Customers of three Asian carriers are accepted under the new measure, which took effect just yesterday.

A bird’s-eye view of Taipei’s Xinyi financial district. (Photo: GoranQ/iStock)

Almost exactly three months after imposing a blanket ban on transit travel, Taiwan has lifted restrictions for certain airlines running connecting flights at its main airport. National carrier China Airlines and its main rival Eva Air are among the eligible companies; so far, the only non-Taiwanese airline permitted to operate transit services under the policy is Hong Kong’s Cathay Pacific. Mirroring the temporary regulations on layovers at Singapore Changi Airport, travelers will only be allowed to transit in Taoyuan if the connecting flights are operated by the same airline group. As an extra precaution, the stopover time must not exceed eight hours.
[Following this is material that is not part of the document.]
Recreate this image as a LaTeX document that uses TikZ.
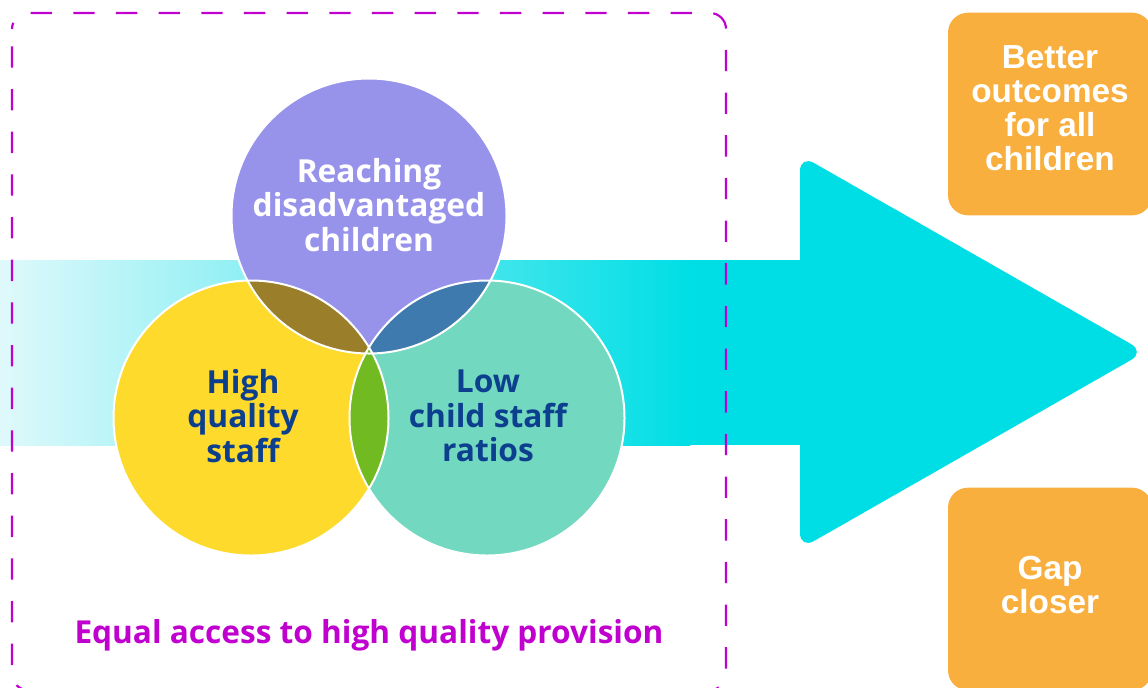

Chen Tsung-yen, the deputy head of Taiwan’s Central Epidemic Command Center, announced the new measure at a press conference on Wednesday. He added that passengers from mainland China would be prohibited from transiting in Taiwan, but those from Hong Kong and Macau could pass through Taoyuan Airport. In a statement posted online the same day, the Taiwan Centers for Disease Control said that applications by other airline companies would be reviewed on an individual basis, with decisions made according to the health situation in their countries or regions of origin.

The same statement explained that those transiting in Taoyuan would be kept separate from regular passengers after disembarkation and guided down pre-planned routes into specific waiting zones, where “meal arrangements and shopping activity of transit passengers will be monitored by designated airport personnel.” This means that it will be possible to visit duty-free shops with a chaperone, and have food delivered from restaurants elsewhere in the terminal. A contingency plan for flight delays and sick passengers has also been drawn up, though the Taiwan Centers for Disease Control did not provide specific details.